I am using Django as a client against a sever that's not Google, Twitter or Facebook and I'm getting CSRF session mismatch errors when calling authorize_access_token().

In my case this appears to be coming from framework.get_state_data() as it is looking for a key in this form f'_state_{self.name}_{state}' when request.session doesn't have a key in that form.

My guess is when using this library with one of a handful of known OAuth providers the key for the CSRF token in the request.session is in the form f'_state_{self.name}_{state}' and so things might be able to work.

But in a Django context when using OAuthlb as a client there is a bug.

If the CSRF token is in my request.session at all, it's going to be keyed as 'state'.

We can see in the code snippets below...

authorize_access_token sets the session key in params to 'state' then calls get_state_data passing request.session and the value of the session token.

get_state_data tries to recover a session token value using a key in the form f'_state_{self.name}_{state}'. In my case it will always return None.

Then authorize_access_token calls _format_state_params(state_data, params) where state_data is None and our MismatchingStateError is raised.

Apps.py

class DjangoOAuth2App(DjangoAppMixin, OAuth2Mixin, OpenIDMixin, BaseApp):
    client_cls = OAuth2Session

    def authorize_access_token(self, request, **kwargs):
        """Fetch access token in one step.

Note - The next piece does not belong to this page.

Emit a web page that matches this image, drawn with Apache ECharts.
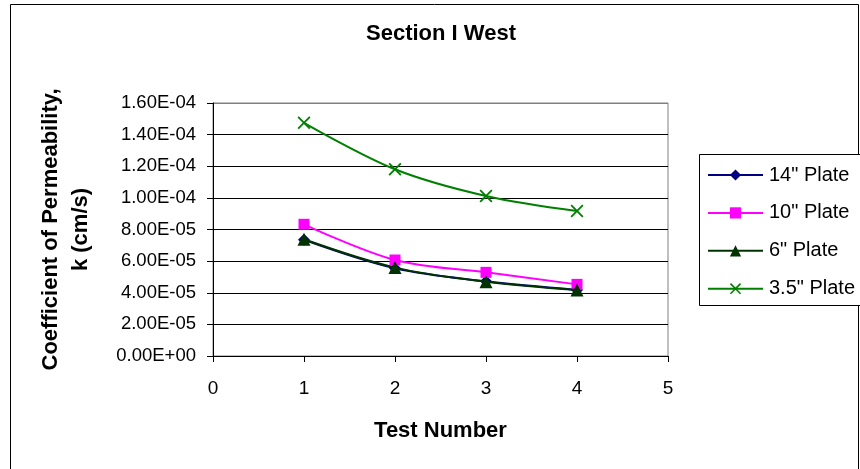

        :param request: HTTP request instance from Django view.
        :return: A token dict.
        """
        if request.method == 'GET':
            error = request.GET.get('error')
            if error:
                description = request.GET.get('error_description')
                raise OAuthError(error=error, description=description)
            params = {
                'code': request.GET.get('code'),
                'state': request.GET.get('state'),
            }
        else:
            params = {
                'code': request.POST.get('code'),
                'state': request.POST.get('state'),
            }

        state_data = self.framework.get_state_data(request.session, params.get('state'))
        self.framework.clear_state_data(request.session, params.get('state'))
        params = self._format_state_params(state_data, params)
        token = self.fetch_access_token(**params, **kwargs)

        if 'id_token' in token and 'nonce' in state_data:
            userinfo = self.parse_id_token(token, nonce=state_data['nonce'])
            token['userinfo'] = userinfo
        return token

framework_integration.py

    def get_state_data(self, session, state):
        key = f'_state_{self.name}_{state}'
        if self.cache:
            value = self._get_cache_data(key)
        else:
            value = session.get(key)
        if value:
            return value.get('data')
        return None

sync_app.py

    @staticmethod
    def _format_state_params(state_data, params):
        if state_data is None:
            raise MismatchingStateError()

        code_verifier = state_data.get('code_verifier')
        if code_verifier:
            params['code_verifier'] = code_verifier

        redirect_uri = state_data.get('redirect_uri')
        if redirect_uri:
            params['redirect_uri'] = redirect_uri
        return params

I have not put much time into thinking how to fix this, but the OAuth2 client documentation I've been reading suggests that the CSRF token is called 'state' so I'm not entirely sure why there's a munged key in the mix here at all.

I might be able to supply Django code if you're interested in replicating the error. But this bug has taken up a significant amount of time to characterise and find so I am now in a time crunch to make get things working.

bradbase commented 2 years ago

for later reference, I used the instructions here to trigger the above scenario.

https://docs.authlib.org/en/latest/client/django.html

lepture commented 2 years ago

@bradbase here is the demo for django: https://github.com/authlib/demo-oauth-client/tree/master/django-google-login

It works well

bradbase commented 2 years ago

@lepture Thank you.

Your example looks like it would work very well but it's optimised for logging against Google and I need to auth against Xero.

Xero has particular needs for its header and, as mentioned above, calls "state", "state". I have not seen a way to configure authlib finely enough to succeed.

Cheers

lepture commented 1 year ago

@bradbase state is added automatically. It is a part of the OAuth 2.0 logic.

@kurian-dm please make sure your session works. Same as https://github.com/lepture/authlib/issues/518

aleksarias commented 11 months ago

@lepture Thank you.

Your example looks like it would work very well but it's optimised for logging against Google and I need to auth against Xero.

Xero has particular needs for its header and, as mentioned above, calls "state", "state". I have not seen a way to configure authlib finely enough to succeed.

Cheers

Did you ever get this resolved?